If you’re not convinced taking advice from a junior undergrad, perhaps some of these wildly $ucce$$ful liberal arts grads in this Time magazine article will placate you in your choice or future choice to major in liberal arts:

Howard Schultz, Starbucks CEO

Major: Communications


Andrea Jung, former Avon CEO

Major: English Literature


Michael Eisner, former Walt Disney Company CEO

Major: English Literature and Theater


Richard Plepler, HBO CEO

Major: Government


Carly Fiorina, former HP CEO

Major: Medieval History and Philosophy


John Mackey, Whole Foods Co-CEO

Major: Philosophy and Religion (dropped out)


Susan Wojcicki, YouTube CEO

Major: History and Literature


Steve Ells, Chipotle CEO

Major: Art History


Alexa Hirschfeld, Paperless Post Co-Founder

Major: Classics


Jack Ma, Alibaba Chairman

Major: English


Camenson, Blythe. Great Jobs for Liberal Arts Majors. New York: McGraw-Hill, 2008. Print.

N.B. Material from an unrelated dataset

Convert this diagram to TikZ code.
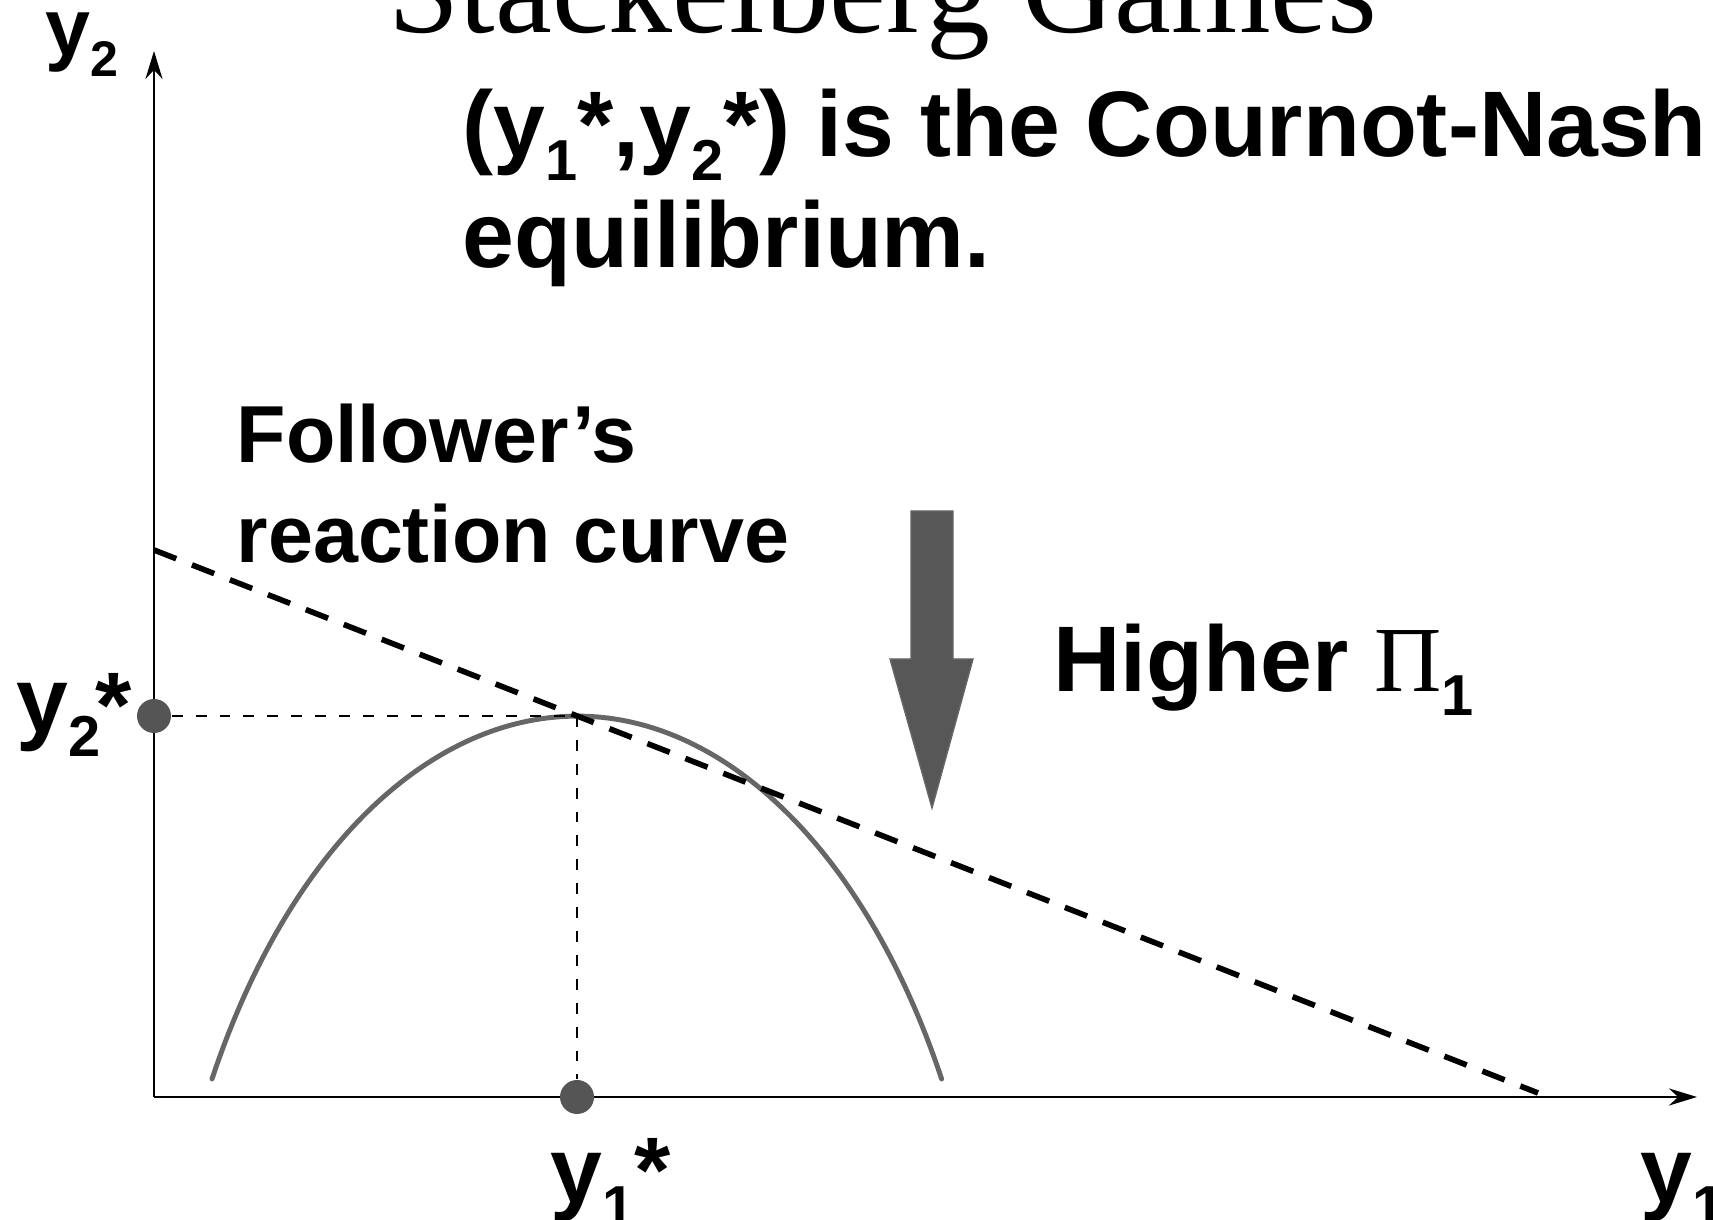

Curran, Sheila J., and Suzanne Greenwald. Smart Moves for Liberal Arts Grads: Finding a Path to Your Perfect Career. Berkeley, CA: Ten Speed, 2006. Print.

Linshi, Jack. “10 CEOs Who Prove Your Liberal Arts Degree Isn’t Worthless.” Time. Time, 23 July 2015. Web. 25 Feb. 2016. http://time.com/3964415/ceo-degree-liberal-arts/



One thought on “What They Don’t Want You to Know About Your Liberal Arts Degree

  1. I never stop being fascinated by lists of high-profile, successful individuals who have humanities/liberal arts degrees–and these are just business people. Look into politicians with liberal arts degrees–you will be floored and surprised at how government at all levels doesn’t promote these fields more. As you note, flexibility and mobility are the biggest takeaways. Where will you go next?